Items from a data source:
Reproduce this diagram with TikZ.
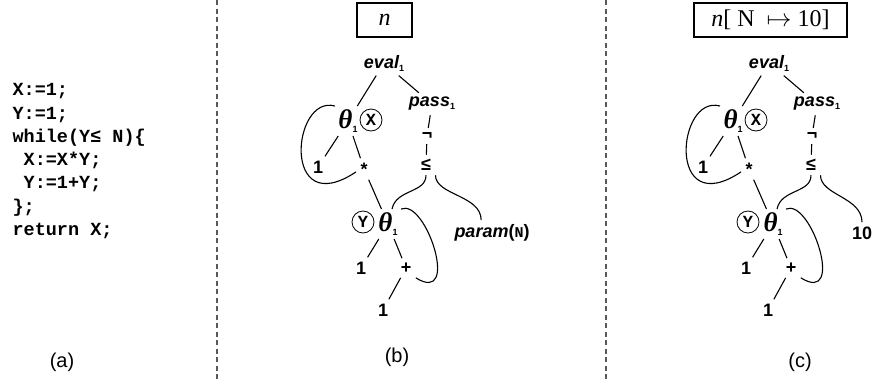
\documentclass[tikz,border=0pt]{standalone}
\usepackage{fontspec}
\setmainfont{Liberation Serif}
\setsansfont{Liberation Sans}
\setmonofont{Liberation Mono}
\newcommand{\lowsub}[2][-3pt]{\raisebox{#1}{\normalfont\sffamily\bfseries\fontsize{9}{9}\selectfont #2}}
\newcommand{\thone}{θ\lowsub[-4pt]{1}}

\begin{document}
\begin{tikzpicture}[x=1pt, y=-1pt, line width=1.1pt]
\tikzset{lbl/.style={inner sep=4pt, font=\sffamily\bfseries\fontsize{18}{20}\selectfont},
  opn/.style={lbl, font=\sffamily\bfseries\itshape\fontsize{18}{20}\selectfont},
  th/.style={inner sep=3pt, font=\bfseries\itshape\fontsize{27}{27}\selectfont},
  var/.style={draw, circle, inner sep=0pt, minimum size=22pt, line width=0.8pt, font=\ttfamily\bfseries\fontsize{17}{17}\selectfont},
  env/.style={draw, minimum height=34pt, font=\fontsize{24}{24}\selectfont},
  capt/.style={font=\sffamily\fontsize{20}{20}\selectfont},
  sepline/.style={draw=black!65, line width=1.2pt, dash pattern=on 5pt off 3.5pt}}
\useasboundingbox (0,0) rectangle (874,381);
\draw[sepline] (217,0) -- (217,381);
\draw[sepline] (606,0) -- (606,381);
% (a) the program
\node[anchor=north west, align=left, inner sep=0pt, font=\ttfamily\bfseries\fontsize{18.5}{23.3}\selectfont] (prog) at (12,83)
  {X:=1;\\Y:=1;\\while(Y≤ N)\{\\~X:=X*Y;\\~Y:=1+Y;\\\};\\return X;};
\node[capt] (capA) at (62,362) {(a)};
% (b) the graph under n
\node[env, minimum width=55pt] (bEnv) at (384.5,20) {\textit{n}};
\node[opn] (bEval) at (384,63) {eval\lowsub{1}};
\node[opn] (bPass) at (432,104) {pass\lowsub{1}};
\node[th] (bThA) at (348,121) {\thone};
\node[var] (bX) at (371,120) {X};
\node[lbl] (bOneA) at (318,167) {1};
\node[lbl] (bStar) at (364,169) {*};
\node[lbl] (bNot) at (427,136) {¬};
\node[lbl] (bLeq) at (426,165) {≤};
\node[th] (bThB) at (388,224) {\thone};
\node[var] (bY) at (363,222) {Y};
\node[lbl] (bOneB) at (361,268) {1};
\node[lbl] (bPlus) at (406,268) {+};
\node[lbl] (bOneC) at (383,310) {1};
\node[opn] (bParam) at (492,233) {param\textup{(}{\ttfamily\upshape\fontsize{15}{15}\selectfont N}\textup{)}};
\node[capt] (capB) at (397,357) {(b)};
\draw (bEval) -- (bThA);
\draw (bEval) -- (bPass);
\draw (bPass) -- (bNot);
\draw (bNot) -- (bLeq);
\draw (bThA) -- (bOneA);
\draw (bThA) -- (bStar);
\draw (bStar) -- (bThB);
\draw (bThB) -- (bOneB);
\draw (bThB) -- (bPlus);
\draw (bPlus) -- (bOneC);
\draw (bThA.north west) .. controls +(-43,-12) and +(-75,50) .. (bStar.200);
\draw (bThB.north east) .. controls +(25,-11) and +(45,28) .. (bPlus.south east);
\draw (bLeq.south) .. controls +(0,18) and +(4,-20) .. (bThB.75);
\draw (bLeq.south east) .. controls +(0,20) and +(0,-25) .. (bParam.130);
% (c) the graph under n[N -> 10]
\begin{scope}[xshift=385pt]
\node[env, minimum width=153pt] (cEnv) at (385.5,20) {\textit{n}[ N \ $\mapsto$ 10]};
\node[opn] (cEval) at (384,63) {eval\lowsub{1}};
\node[opn] (cPass) at (432,104) {pass\lowsub{1}};
\node[th] (cThA) at (348,121) {\thone};
\node[var] (cX) at (371,120) {X};
\node[lbl] (cOneA) at (318,167) {1};
\node[lbl] (cStar) at (364,169) {*};
\node[lbl] (cNot) at (427,136) {¬};
\node[lbl] (cLeq) at (426,165) {≤};
\node[th] (cThB) at (388,224) {\thone};
\node[var] (cY) at (363,222) {Y};
\node[lbl] (cOneB) at (361,268) {1};
\node[lbl] (cPlus) at (406,268) {+};
\node[lbl] (cOneC) at (383,310) {1};
\node[lbl] (cTen) at (477,233) {10};
\node[capt] (capC) at (415,362) {(c)};
\draw (cEval) -- (cThA);
\draw (cEval) -- (cPass);
\draw (cPass) -- (cNot);
\draw (cNot) -- (cLeq);
\draw (cThA) -- (cOneA);
\draw (cThA) -- (cStar);
\draw (cStar) -- (cThB);
\draw (cThB) -- (cOneB);
\draw (cThB) -- (cPlus);
\draw (cPlus) -- (cOneC);
\draw (cThA.north west) .. controls +(-43,-12) and +(-75,50) .. (cStar.200);
\draw (cThB.north east) .. controls +(25,-11) and +(45,28) .. (cPlus.south east);
\draw (cLeq.south) .. controls +(0,18) and +(4,-20) .. (cThB.75);
\draw (cLeq.south east) .. controls +(0,20) and +(0,-25) .. (cTen.north);
\end{scope}
\end{tikzpicture}
\end{document}
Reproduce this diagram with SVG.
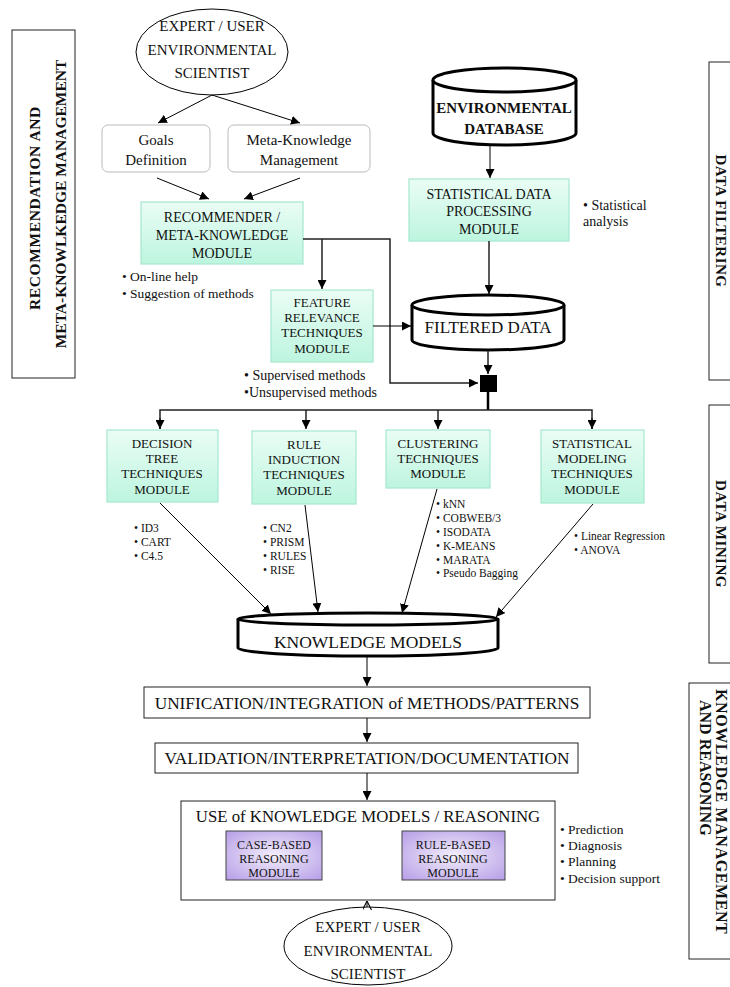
<svg xmlns="http://www.w3.org/2000/svg" width="730" height="987" viewBox="0 0 730 987">
<defs>
<linearGradient id="green" x1="0" y1="0" x2="0" y2="1">
<stop offset="0" stop-color="#eafdf5"/>
<stop offset="1" stop-color="#bdf5df"/>
</linearGradient>
<radialGradient id="purple" cx="0.5" cy="0.5" r="0.7">
<stop offset="0" stop-color="#f3eefc"/>
<stop offset="1" stop-color="#b69ee6"/>
</radialGradient>
<marker id="arr" viewBox="0 0 10 10" refX="10" refY="5" markerWidth="9" markerHeight="9" markerUnits="userSpaceOnUse" orient="auto">
<path d="M0,0 L10,5 L0,10 z" fill="#000"/>
</marker>
<marker id="open" viewBox="0 0 10 10" refX="10" refY="5" markerWidth="9" markerHeight="9" markerUnits="userSpaceOnUse" orient="auto">
<path d="M0,0 L10,5 L0,10" fill="none" stroke="#000" stroke-width="1.2"/>
</marker>
</defs>
<style>
text{font-family:"Liberation Serif","Times New Roman",serif;fill:#111}
.c{text-anchor:middle}
.t15{font-size:15px}
.t14{font-size:14px}
.t13{font-size:13px}
.t12{font-size:12px}
.b13{font-size:13.5px}
.t11{font-size:11.5px}
.big{font-size:17.3px}
.side{font-size:15.5px;font-weight:bold;text-anchor:middle}
.sideR{font-size:15px;font-weight:bold;text-anchor:middle}
.sideK{font-size:16px;font-weight:bold}
.green{fill:url(#green);stroke:#a6e8cf;stroke-width:1.2}
.purple{fill:url(#purple);stroke:#444;stroke-width:1}
.plain{fill:#fff;stroke:#222;stroke-width:1}
.round{fill:#fff;stroke:#bbb;stroke-width:1}
.cyl{fill:#fff;stroke:#000;stroke-width:3}
.ln{fill:none;stroke:#000;stroke-width:1}
.ln2{fill:none;stroke:#222;stroke-width:1.5}
</style>

<g id="side-recommendation">
<rect x="12" y="30" width="63" height="348" fill="none" stroke="#222" stroke-width="1"/>
<text class="side" transform="translate(40,208) rotate(-90)" style="letter-spacing:0.6px">RECOMMENDATION AND</text>
<text class="side" transform="translate(66,204) rotate(-90)">META-KNOWLKEDGE MANAGEMENT</text>
</g>
<g id="side-filtering">
<rect x="709" y="62" width="30" height="318" fill="none" stroke="#222" stroke-width="1"/>
<text class="sideR" transform="translate(716,221) rotate(90)" style="letter-spacing:0.5px">DATA  FILTERING</text>
</g>
<g id="side-mining">
<rect x="709" y="405" width="30" height="258" fill="none" stroke="#222" stroke-width="1"/>
<text class="sideR" transform="translate(716,534) rotate(90)" style="letter-spacing:0.5px">DATA  MINING</text>
</g>
<g id="side-knowledge">
<rect x="689" y="683" width="50" height="276" fill="none" stroke="#222" stroke-width="1"/>
<text class="sideK" transform="translate(716,689) rotate(90)" style="letter-spacing:0.6px">KNOWLEDGE  MANAGEMENT</text>
<text class="sideK" transform="translate(700,700) rotate(90)">AND REASONING</text>
</g>

<g id="expert-top">
<ellipse cx="212" cy="52" rx="76" ry="43" fill="#fff" stroke="#000" stroke-width="1"/>
<text class="c t15" x="212" y="31">EXPERT / USER</text>
<text class="c t15" x="212" y="55">ENVIRONMENTAL</text>
<text class="c t15" x="212" y="78">SCIENTIST</text>
</g>
<g id="goals">
<rect class="round" x="102" y="125" width="108" height="47" rx="6"/>
<text class="c t15" x="156" y="145">Goals</text>
<text class="c t15" x="156" y="165">Definition</text>
</g>
<g id="metaknowledge">
<rect class="round" x="228" y="125" width="142" height="47" rx="6"/>
<text class="c t15" x="299" y="145">Meta-Knowledge</text>
<text class="c t15" x="299" y="165">Management</text>
</g>
<g id="recommender">
<rect class="green" x="141" y="202" width="162" height="62"/>
<text class="c t14" x="222" y="222">RECOMMENDER /</text>
<text class="c t14" x="222" y="240">META-KNOWLEDGE</text>
<text class="c t14" x="222" y="258">MODULE</text>
<text class="b13" x="122" y="281">• On-line  help</text>
<text class="b13" x="122" y="298">• Suggestion  of methods</text>
</g>
<g id="feature">
<rect class="green" x="271" y="290" width="102" height="72"/>
<text class="c t13" x="322" y="307">FEATURE</text>
<text class="c t13" x="322" y="322">RELEVANCE</text>
<text class="c t13" x="322" y="337">TECHNIQUES</text>
<text class="c t13" x="322" y="353">MODULE</text>
<text class="t14" x="244" y="380">• Supervised  methods</text>
<text class="t14" x="244" y="397">•Unsupervised methods</text>
</g>
<g id="envdb">
<path class="cyl" d="M433,80 L433,133 A71.5,12 0 0 0 576,133 L576,80"/>
<ellipse class="cyl" cx="504.5" cy="80" rx="71.5" ry="12"/>
<text class="c" x="504" y="113" style="font-size:15px;font-weight:bold">ENVIRONMENTAL</text>
<text class="c" x="504" y="134" style="font-size:15px;font-weight:bold">DATABASE</text>
</g>
<g id="statproc">
<rect class="green" x="409" y="179" width="160" height="62"/>
<text class="c t14" x="489" y="199">STATISTICAL DATA</text>
<text class="c t14" x="489" y="216">PROCESSING</text>
<text class="c t14" x="489" y="234">MODULE</text>
<text class="t14" x="583" y="210">• Statistical</text>
<text class="t14" x="583" y="226">analysis</text>
</g>
<g id="filtered">
<path class="cyl" d="M412,305 L412,340 A76,10 0 0 0 564,340 L564,305"/>
<ellipse class="cyl" cx="488" cy="305" rx="76" ry="10"/>
<text class="c" x="488" y="333" style="font-size:17px">FILTERED DATA</text>
</g>
<g id="junction">
<rect x="480" y="375" width="17" height="17" fill="#000"/>
</g>
<g id="decision">
<rect class="green" x="107" y="430" width="111" height="72"/>
<text class="c t13" x="162" y="448">DECISION</text>
<text class="c t13" x="162" y="463">TREE</text>
<text class="c t13" x="162" y="478">TECHNIQUES</text>
<text class="c t13" x="162" y="494">MODULE</text>
<text class="t11" x="134" y="532">• ID3</text>
<text class="t11" x="134" y="546">• CART</text>
<text class="t11" x="134" y="560">• C4.5</text>
</g>
<g id="rule">
<rect class="green" x="252" y="431" width="104" height="73"/>
<text class="c t13" x="304" y="449">RULE</text>
<text class="c t13" x="304" y="464">INDUCTION</text>
<text class="c t13" x="304" y="479">TECHNIQUES</text>
<text class="c t13" x="304" y="495">MODULE</text>
<text class="t11" x="263" y="532">• CN2</text>
<text class="t11" x="263" y="546">• PRISM</text>
<text class="t11" x="263" y="560">• RULES</text>
<text class="t11" x="263" y="574">• RISE</text>
</g>
<g id="clustering">
<rect class="green" x="386" y="430" width="104" height="58"/>
<text class="c t13" x="438" y="448">CLUSTERING</text>
<text class="c t13" x="438" y="463">TECHNIQUES</text>
<text class="c t13" x="438" y="478">MODULE</text>
<text class="t11" x="436" y="508">• kNN</text>
<text class="t11" x="436" y="522">• COBWEB/3</text>
<text class="t11" x="436" y="536">• ISODATA</text>
<text class="t11" x="436" y="550">• K-MEANS</text>
<text class="t11" x="436" y="564">• MARATA</text>
<text class="t11" x="436" y="577">• Pseudo Bagging</text>
</g>
<g id="statmodel">
<rect class="green" x="541" y="430" width="103" height="73"/>
<text class="c t13" x="592" y="448">STATISTICAL</text>
<text class="c t13" x="592" y="463">MODELING</text>
<text class="c t13" x="592" y="478">TECHNIQUES</text>
<text class="c t13" x="592" y="494">MODULE</text>
<text class="t11" x="574" y="540">• Linear Regression</text>
<text class="t11" x="574" y="554">• ANOVA</text>
</g>
<g id="knowledge-models">
<path class="cyl" d="M238,619 L238,648 A130,8 0 0 0 498,648 L498,619"/>
<ellipse class="cyl" cx="368" cy="619" rx="130" ry="6"/>
<text class="c" x="368" y="648" style="font-size:17.5px">KNOWLEDGE MODELS</text>
</g>
<g id="unification">
<rect class="plain" x="144" y="687" width="446" height="31"/>
<text class="c big" x="367" y="709">UNIFICATION/INTEGRATION of METHODS/PATTERNS</text>
</g>
<g id="validation">
<rect class="plain" x="155" y="743" width="423" height="30"/>
<text class="c big" x="367" y="764">VALIDATION/INTERPRETATION/DOCUMENTATION</text>
</g>
<g id="use">
<rect class="plain" x="181" y="801" width="374" height="99"/>
<text class="c" x="368" y="822" style="font-size:16.8px">USE of KNOWLEDGE MODELS / REASONING</text>
<text class="b13" x="560" y="834">• Prediction</text>
<text class="b13" x="560" y="850">• Diagnosis</text>
<text class="b13" x="560" y="866">• Planning</text>
<text class="b13" x="560" y="883">• Decision  support</text>
</g>
<g id="case-based">
<rect class="purple" x="226" y="831" width="96" height="49"/>
<text class="c t12" x="274" y="849">CASE-BASED</text>
<text class="c t12" x="274" y="863">REASONING</text>
<text class="c t12" x="274" y="877">MODULE</text>
</g>
<g id="rule-based">
<rect class="purple" x="402" y="831" width="103" height="49"/>
<text class="c t12" x="453" y="849">RULE-BASED</text>
<text class="c t12" x="453" y="863">REASONING</text>
<text class="c t12" x="453" y="877">MODULE</text>
</g>
<g id="expert-bottom">
<ellipse cx="368" cy="946" rx="84" ry="39" fill="#fff" stroke="#000" stroke-width="1"/>
<text class="c t15" x="368" y="932">EXPERT / USER</text>
<text class="c t15" x="368" y="956">ENVIRONMENTAL</text>
<text class="c t15" x="368" y="979">SCIENTIST</text>
</g>

<g id="connectors">
<line class="ln" x1="212" y1="95" x2="158" y2="123" marker-end="url(#arr)"/>
<line class="ln" x1="212" y1="95" x2="300" y2="123" marker-end="url(#arr)"/>
<line class="ln" x1="157" y1="178" x2="209" y2="199" marker-end="url(#arr)"/>
<line class="ln" x1="300" y1="178" x2="244" y2="199" marker-end="url(#arr)"/>
<polyline class="ln2" points="303,239 390,239 390,383 478,383" marker-end="url(#arr)"/>
<line class="ln2" x1="322" y1="239" x2="322" y2="289" marker-end="url(#arr)"/>
<line class="ln" x1="373" y1="326" x2="411" y2="326" marker-end="url(#arr)"/>
<line class="ln" x1="490" y1="146" x2="490" y2="178" marker-end="url(#arr)"/>
<line class="ln2" x1="489" y1="241" x2="489" y2="294" marker-end="url(#arr)"/>
<line class="ln2" x1="488" y1="351" x2="488" y2="374" marker-end="url(#arr)"/>
<line x1="488" y1="392" x2="488" y2="410" stroke="#000" stroke-width="2.5"/>
<polyline class="ln2" points="160,429 160,410 592,410 592,429"/>
<line class="ln" x1="160" y1="418" x2="160" y2="429" marker-end="url(#arr)"/>
<line class="ln2" x1="306" y1="410" x2="306" y2="429" marker-end="url(#arr)"/>
<line class="ln2" x1="438" y1="410" x2="438" y2="429" marker-end="url(#arr)"/>
<line class="ln" x1="592" y1="418" x2="592" y2="429" marker-end="url(#arr)"/>
<line class="ln" x1="160" y1="503" x2="271" y2="614" marker-end="url(#arr)"/>
<line class="ln" x1="305" y1="505" x2="318" y2="612" marker-end="url(#arr)"/>
<line class="ln" x1="437" y1="489" x2="402" y2="613" marker-end="url(#arr)"/>
<line class="ln" x1="593" y1="504" x2="496" y2="617" marker-end="url(#arr)"/>
<line class="ln" x1="367" y1="657" x2="367" y2="686" marker-end="url(#arr)"/>
<line class="ln" x1="367" y1="718" x2="367" y2="742" marker-end="url(#arr)"/>
<line class="ln" x1="367" y1="773" x2="367" y2="800" marker-end="url(#arr)"/>
<line class="ln" x1="367" y1="907" x2="367" y2="901" marker-end="url(#open)"/>
</g>
</svg>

### Exercise prompt
Working from the listing above, pick out every line that has "Reproduce" and copy it.

### Exercise answer
Reproduce this diagram with TikZ.
Reproduce this diagram with SVG.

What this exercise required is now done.